Les Kôngo refusent d’adopter les langues nationales, ils contestent tous les pouvoirs autocratiques même les plus terrifiants ou les siens propres, ils poursuivent leur logique politique, leur vision du développement. Ecrasés à plusieurs reprises, maintenu loin des cercles de pouvoir et d’argent mais pourtant ils ne baissent pas les bras. Fanatiques et contestataires, fêtards et austères, régionalistes et nationalistes, migrants partout et concentrés chez eux, ils ont autant de qualificatifs contradictoires qu’on leur affuble.
Les Kongo/lari ont gardé dans leur mémoire collective les séquelles d’un exode long et difficile depuis l’Angola. Chassés par les Portugais parce qu’ils refusaient de perdre leur royaume, ils se sont retrouvés, une fois arrivés sur les terres de l’actuel Congo-Brazzaville, face à de nouvelles injustices subies de la part de la colonisation française qui débutera peu après. Comme la plupart des peuples ayant connu l’errance, tels que les juifs, leur mémoire et leur identité se sont entretenus dans une langue, une foi et un mythe politique.
Sans complexe, les Congolais devraient revisiter les valeurs Kôngo au lieu de parcourir le monde entier pour rechercher les méthodes et les cadres étrangers afin de faire fonctionner leur administration, ou de développer leur pays.
Mains tendues, bouches ouvertes et toutes hontes bues, les autorités congolaises sont à la poursuite permanente des autres africains tels les ouest-africains pour développer leur pays, pour gérer leur administrations, pour investir dans leur économie ou tout simplement pour former leurs cadres, comme si les congolais ne savaient rien faire. Une honte nationale.

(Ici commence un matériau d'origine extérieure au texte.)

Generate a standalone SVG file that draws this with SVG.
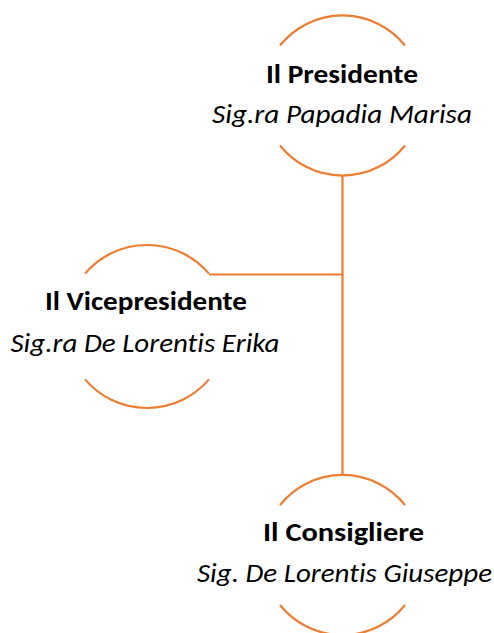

Il est incontestable aujourd’hui que la question du respect des droits de l’homme reste une priorité au Congo-Brazzaville, les valeurs Kôngo avaient intégrées depuis plusieurs siècles déjà les valeurs humanistes. On ne peut pas parler d’éthique si on n’arrive pas à établir et à faire respecter les règles et les principes fondamentaux des Droits de l’homme.